# Is there a solution for pigmented lips?



## artisick (Jan 15, 2009)

Hey fellow specktra lovers.. this may be a silly question, but here it goes..

I have considerably pigmented lips that it's difficult for me to easily choose lippies without having to try a billion on before I find one that'll show the color I'd like it to show on my lips. 
	

	
	
		
		

		
			




I was wondering is there any product out there that can "wash" my lips out so that the natural pigment of my lips doesn't effect the true color of the lipstick/lipgloss?
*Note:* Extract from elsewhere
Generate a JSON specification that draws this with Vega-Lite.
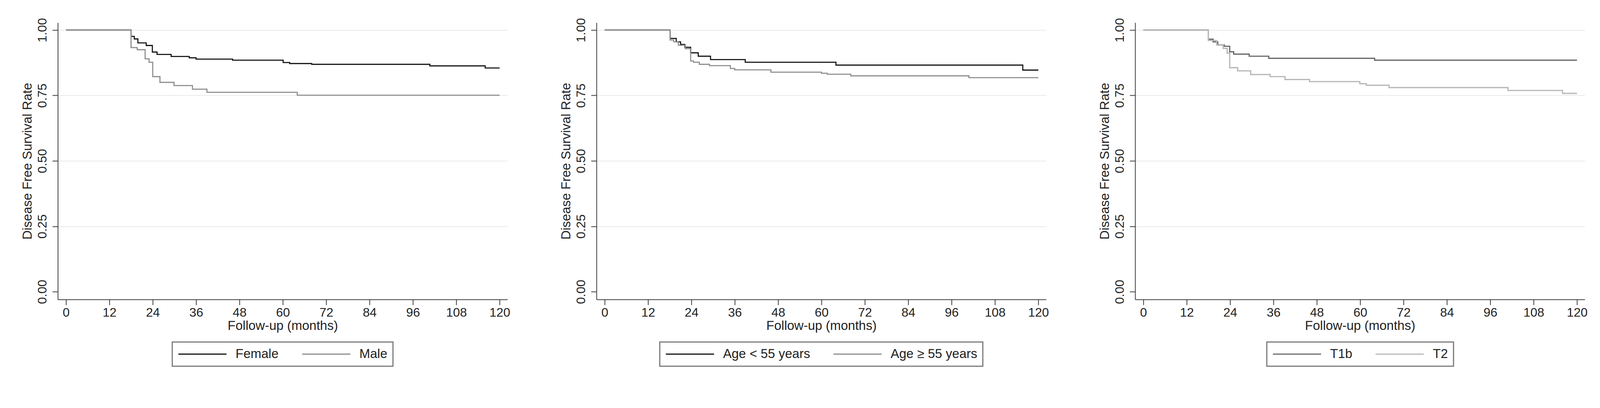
{
  "$schema": "https://vega.github.io/schema/vega-lite/v6.json",
  "background": "white",
  "padding": {"left": 54, "top": 45, "right": 0, "bottom": 0},
  "spacing": 127,
  "datasets": {
    "sex": [
      {"group": "Female", "month": 0, "survival": 1.0},
      {"group": "Female", "month": 18.0, "survival": 0.976},
      {"group": "Female", "month": 18.9, "survival": 0.966},
      {"group": "Female", "month": 19.9, "survival": 0.951},
      {"group": "Female", "month": 22.2, "survival": 0.941},
      {"group": "Female", "month": 23.9, "survival": 0.916},
      {"group": "Female", "month": 25.2, "survival": 0.907},
      {"group": "Female", "month": 29.1, "survival": 0.899},
      {"group": "Female", "month": 34.1, "survival": 0.894},
      {"group": "Female", "month": 36.0, "survival": 0.889},
      {"group": "Female", "month": 46.1, "survival": 0.885},
      {"group": "Female", "month": 60.1, "survival": 0.876},
      {"group": "Female", "month": 61.9, "survival": 0.872},
      {"group": "Female", "month": 68.0, "survival": 0.869},
      {"group": "Female", "month": 100.7, "survival": 0.863},
      {"group": "Female", "month": 116.0, "survival": 0.855},
      {"group": "Female", "month": 120.0, "survival": 0.855},
      {"group": "Male", "month": 0, "survival": 1.0},
      {"group": "Male", "month": 18.0, "survival": 0.933},
      {"group": "Male", "month": 19.7, "survival": 0.925},
      {"group": "Male", "month": 21.9, "survival": 0.89},
      {"group": "Male", "month": 23.0, "survival": 0.877},
      {"group": "Male", "month": 24.0, "survival": 0.822},
      {"group": "Male", "month": 26.0, "survival": 0.8},
      {"group": "Male", "month": 29.9, "survival": 0.788},
      {"group": "Male", "month": 35.0, "survival": 0.774},
      {"group": "Male", "month": 39.0, "survival": 0.762},
      {"group": "Male", "month": 64.0, "survival": 0.751},
      {"group": "Male", "month": 120.0, "survival": 0.751}
    ],
    "age": [
      {"group": "Age < 55 years", "month": 0, "survival": 1.0},
      {"group": "Age < 55 years", "month": 18.1, "survival": 0.968},
      {"group": "Age < 55 years", "month": 19.8, "survival": 0.955},
      {"group": "Age < 55 years", "month": 21.0, "survival": 0.945},
      {"group": "Age < 55 years", "month": 22.2, "survival": 0.934},
      {"group": "Age < 55 years", "month": 23.8, "survival": 0.913},
      {"group": "Age < 55 years", "month": 25.9, "survival": 0.9},
      {"group": "Age < 55 years", "month": 29.3, "survival": 0.887},
      {"group": "Age < 55 years", "month": 38.9, "survival": 0.877},
      {"group": "Age < 55 years", "month": 64.0, "survival": 0.866},
      {"group": "Age < 55 years", "month": 115.7, "survival": 0.847},
      {"group": "Age < 55 years", "month": 120.0, "survival": 0.847},
      {"group": "Age ≥ 55 years", "month": 0, "survival": 1.0},
      {"group": "Age ≥ 55 years", "month": 18.1, "survival": 0.962},
      {"group": "Age ≥ 55 years", "month": 19.1, "survival": 0.955},
      {"group": "Age ≥ 55 years", "month": 20.4, "survival": 0.942},
      {"group": "Age ≥ 55 years", "month": 22.3, "survival": 0.929},
      {"group": "Age ≥ 55 years", "month": 23.8, "survival": 0.882},
      {"group": "Age ≥ 55 years", "month": 24.6, "survival": 0.877},
      {"group": "Age ≥ 55 years", "month": 26.2, "survival": 0.869},
      {"group": "Age ≥ 55 years", "month": 29.0, "survival": 0.864},
      {"group": "Age ≥ 55 years", "month": 34.8, "survival": 0.853},
      {"group": "Age ≥ 55 years", "month": 36.0, "survival": 0.848},
      {"group": "Age ≥ 55 years", "month": 46.0, "survival": 0.839},
      {"group": "Age ≥ 55 years", "month": 60.0, "survival": 0.835},
      {"group": "Age ≥ 55 years", "month": 61.6, "survival": 0.831},
      {"group": "Age ≥ 55 years", "month": 68.1, "survival": 0.825},
      {"group": "Age ≥ 55 years", "month": 100.8, "survival": 0.818},
      {"group": "Age ≥ 55 years", "month": 120.0, "survival": 0.818}
    ],
    "stage": [
      {"group": "T1b", "month": 0, "survival": 1.0},
      {"group": "T1b", "month": 18.0, "survival": 0.965},
      {"group": "T1b", "month": 19.3, "survival": 0.955},
      {"group": "T1b", "month": 20.6, "survival": 0.943},
      {"group": "T1b", "month": 22.4, "survival": 0.938},
      {"group": "T1b", "month": 23.9, "survival": 0.917},
      {"group": "T1b", "month": 25.0, "survival": 0.908},
      {"group": "T1b", "month": 29.3, "survival": 0.9},
      {"group": "T1b", "month": 34.7, "survival": 0.892},
      {"group": "T1b", "month": 64.0, "survival": 0.885},
      {"group": "T1b", "month": 120.0, "survival": 0.885},
      {"group": "T2", "month": 0, "survival": 1.0},
      {"group": "T2", "month": 18.0, "survival": 0.96},
      {"group": "T2", "month": 20.3, "survival": 0.943},
      {"group": "T2", "month": 22.1, "survival": 0.93},
      {"group": "T2", "month": 23.2, "survival": 0.912},
      {"group": "T2", "month": 23.9, "survival": 0.856},
      {"group": "T2", "month": 26.1, "survival": 0.844},
      {"group": "T2", "month": 29.7, "survival": 0.83},
      {"group": "T2", "month": 35.1, "survival": 0.822},
      {"group": "T2", "month": 39.2, "survival": 0.811},
      {"group": "T2", "month": 46.0, "survival": 0.803},
      {"group": "T2", "month": 59.9, "survival": 0.795},
      {"group": "T2", "month": 61.7, "survival": 0.789},
      {"group": "T2", "month": 68.0, "survival": 0.78},
      {"group": "T2", "month": 100.9, "survival": 0.769},
      {"group": "T2", "month": 116.0, "survival": 0.758},
      {"group": "T2", "month": 120.0, "survival": 0.758}
    ]
  },
  "hconcat": [
    {
      "width": 1151,
      "height": 709,
      "data": {"name": "sex"},
      "mark": {"type": "line", "interpolate": "step-after", "strokeWidth": 2.8},
      "encoding": {
        "x": {"field": "month", "type": "quantitative", "title": "Follow-up (months)",
          "scale": {"domain": [-2.26, 122.15], "nice": false, "zero": false},
          "axis": {"values": [0, 12, 24, 36, 48, 60, 72, 84, 96, 108, 120]}},
        "y": {"field": "survival", "type": "quantitative", "title": "Disease Free Survival Rate",
          "scale": {"domain": [-0.0297, 1.0283], "nice": false, "zero": false},
          "axis": {"values": [0, 0.25, 0.5, 0.75, 1], "format": ".2f", "grid": true,
            "gridOpacity": {"condition": {"test": "datum.value == 0", "value": 0}, "value": 1}}},
        "color": {"field": "group", "type": "nominal",
          "scale": {"domain": ["Female", "Male"], "range": ["#111111", "#8c8c8c"]},
          "legend": {"title": null, "symbolType": "M-1,0H7"}}
      }
    },
    {
      "width": 1151,
      "height": 709,
      "data": {"name": "age"},
      "mark": {"type": "line", "interpolate": "step-after", "strokeWidth": 2.8},
      "encoding": {
        "x": {"field": "month", "type": "quantitative", "title": "Follow-up (months)",
          "scale": {"domain": [-2.26, 122.15], "nice": false, "zero": false},
          "axis": {"values": [0, 12, 24, 36, 48, 60, 72, 84, 96, 108, 120]}},
        "y": {"field": "survival", "type": "quantitative", "title": "Disease Free Survival Rate",
          "scale": {"domain": [-0.0297, 1.0283], "nice": false, "zero": false},
          "axis": {"values": [0, 0.25, 0.5, 0.75, 1], "format": ".2f", "grid": true,
            "gridOpacity": {"condition": {"test": "datum.value == 0", "value": 0}, "value": 1}}},
        "color": {"field": "group", "type": "nominal",
          "scale": {"domain": ["Age < 55 years", "Age ≥ 55 years"], "range": ["#111111", "#8c8c8c"]},
          "legend": {"title": null, "symbolType": "M-1,0H7"}}
      }
    },
    {
      "width": 1151,
      "height": 709,
      "data": {"name": "stage"},
      "mark": {"type": "line", "interpolate": "step-after", "strokeWidth": 3.2},
      "encoding": {
        "x": {"field": "month", "type": "quantitative", "title": "Follow-up (months)",
          "scale": {"domain": [-2.26, 122.15], "nice": false, "zero": false},
          "axis": {"values": [0, 12, 24, 36, 48, 60, 72, 84, 96, 108, 120]}},
        "y": {"field": "survival", "type": "quantitative", "title": "Disease Free Survival Rate",
          "scale": {"domain": [-0.0297, 1.0283], "nice": false, "zero": false},
          "axis": {"values": [0, 0.25, 0.5, 0.75, 1], "format": ".2f", "grid": true,
            "gridOpacity": {"condition": {"test": "datum.value == 0", "value": 0}, "value": 1}}},
        "color": {"field": "group", "type": "nominal",
          "scale": {"domain": ["T1b", "T2"], "range": ["#6a6a6a", "#b8b8b8"]},
          "legend": {"title": null, "symbolType": "M-1,0H7"}}
      }
    }
  ],
  "resolve": {"scale": {"color": "independent", "x": "independent", "y": "independent"}, "legend": {"color": "independent"}},
  "config": {
    "view": {"stroke": null},
    "font": "Liberation Sans",
    "axis": {
      "domainColor": "#3a3a3a", "domainWidth": 2,
      "tickColor": "#3a3a3a", "tickWidth": 2, "tickSize": 14,
      "labelFont": "Liberation Sans", "labelFontSize": 32, "labelColor": "#222222",
      "titleFont": "Liberation Sans", "titleFontSize": 33, "titleFontWeight": "normal", "titleColor": "#222222",
      "grid": false, "gridColor": "#e6eaed", "gridWidth": 2, "labelFlush": false
    },
    "axisX": {"labelPadding": 4, "titlePadding": 2},
    "axisY": {"labelAngle": -90, "labelAlign": "center", "labelBaseline": "bottom", "labelPadding": 9, "titlePadding": 5},
    "legend": {
      "orient": "bottom", "direction": "horizontal",
      "symbolSize": 950, "symbolStrokeWidth": 2.8,
      "labelFont": "Liberation Sans", "labelFontSize": 33, "labelColor": "#222222", "labelLimit": 600,
      "labelOffset": 114, "columnPadding": 53, "padding": 14,
      "strokeColor": "#7a7a7a", "strokeWidth": 3, "offset": 25,
      "layout": {"bottom": {"anchor": "middle"}}
    }
  }
}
I'd appreciate anyone's help, advice, or comments. Thanks for reading!


----------



## SassyMochaJess (Jan 15, 2009)

Girl i have the same problem but only when it comes to mac liplosses. A lot of the colors don't come through as their true colors on my mouth. So i just try to get lipsticks and pair them with a gloss. Imo mac glooses suck if your lips are really pigmented + they are so damn sticky. The slimshines are nice cuz there glossy but lipstick form.


----------



## Dreamergirl3 (Jan 16, 2009)

concealer or foundation on the lips should help pale them out. Mac also makes a product for this called Lip Erase.


----------



## NatalieMT (Jan 16, 2009)

I was going to say MAC Lip Erase, it really works well. Tones down your pigmented lips and lets the colour of the l/s or l/g come through better. I don't have particularly pigmented lips but even I like using it to achieve the same colour on my lips that I see in the tube!


----------



## MissMochaXOXO (Jan 16, 2009)

mine arent pigmented but whenever i want a lipstick to be very true 2 the tube i use pale concealer underneath!(im tan)


----------



## Meisje (Jan 16, 2009)

If I try to apply gloss over light lipstick or concealer I just get lumps of concealer in the gloss.
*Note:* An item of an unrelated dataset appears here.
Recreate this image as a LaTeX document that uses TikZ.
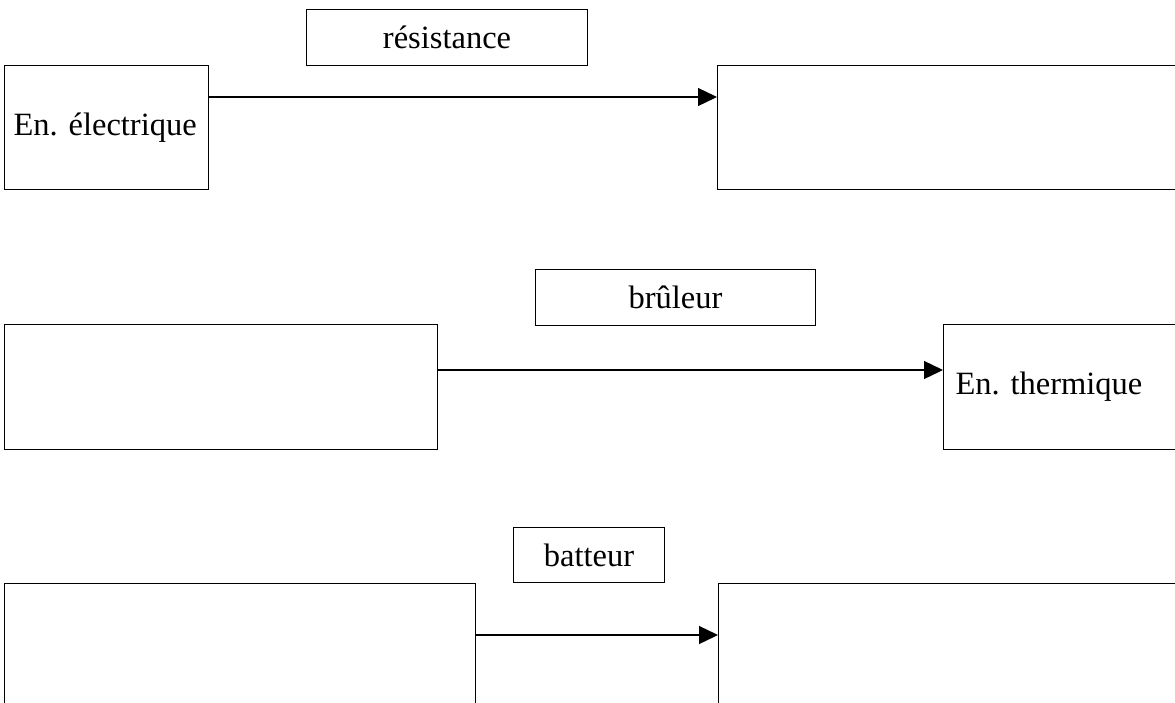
\documentclass[tikz,border=0pt]{standalone}
\usepackage{fontspec}
\setmainfont{Liberation Serif}
\frenchspacing
\usetikzlibrary{arrows.meta}
\tikzset{
  box/.style={draw=black, line width=1.1pt, rectangle, inner sep=0pt, anchor=north west,
    font=\fontsize{32.5}{38}\selectfont},
  lbox/.style={box, align=left},
  arr/.style={draw=black, line width=1.3pt, -{Triangle[length=19pt,width=18pt]}}
}
\begin{document}
\begin{tikzpicture}[x=1pt,y=-1pt]
\clip (0,0) rectangle (1175,702);
\fill[white] (0,0) rectangle (1175,702);
% row 1
\node[box, minimum width=281pt, minimum height=56pt] (res) at (306,9) {résistance};
\node[lbox, minimum width=204pt, minimum height=124pt, inner xsep=9pt, text width=186pt] (elec) at (4,65) {En. électrique};
\node[box, minimum width=480pt, minimum height=124pt] (out1) at (717,65) {};
\draw[arr] ([yshift=-32pt]elec.north east) -- ([yshift=-32pt]out1.north west);
% row 2
\node[box, minimum width=280pt, minimum height=56pt] (bru) at (535,269) {brûleur};
\node[box, minimum width=433pt, minimum height=125pt] (in2) at (4,324) {};
\node[lbox, minimum width=250pt, minimum height=125pt, inner xsep=12pt, text width=226pt] (therm) at (943,324) {En. thermique};
\draw[arr] ([yshift=-46pt]in2.north east) -- ([yshift=-46pt]therm.north west);
% row 3
\node[box, minimum width=151pt, minimum height=55pt] (bat) at (513,527) {batteur};
\node[box, minimum width=471pt, minimum height=140pt] (in3) at (4,583) {};
\node[box, minimum width=480pt, minimum height=140pt] (out3) at (718,583) {};
\draw[arr] ([yshift=-52pt]in3.north east) -- ([yshift=-52pt]out3.north west);
\end{tikzpicture}
\end{document}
I'm puzzled as to how people get it to work. I've tried three different kinds of concealer and a handful of lipsticks and it just ends up looking like nude sludge with clumps in it on my lips.

My lips are really dark. Very close to BeneFit Benetint colored (that only makes a slightly darker stain on my lips). Every lipgloss looks the same on me.


----------



## abbey_08 (Jan 17, 2009)

iv heard of rolling a cotton bud with foundation on it across your lips.  but i think that might only work with pale foundation. what about a nude lipstick like myth then using l/g?


----------



## dreamer246 (Jan 17, 2009)

Concealer, or use a very pale lippie beforehand to lighten lip color. Or you could get Lip Erase too. OR you could choose more pigmented lipsticks? E.g. the matte, satin and amplified formulas have pretty good color payoff.


----------



## Meisje (Jan 18, 2009)

I did try Myth and it made my face look grey!

But I will keep trying. Thanks, guys.


----------



## seonmi (Jan 18, 2009)

I have quite pigmented lips, esp. the rims. I kinda give up on trying to find a perfect nude lipstick because all of the ones I've tried look like concealer on me and make me look sick.

About how to tone down the lip color, I usually pat lightly a nude lipstick on my lips and then apply whatever lipstick I want. It really helps me a lot.


----------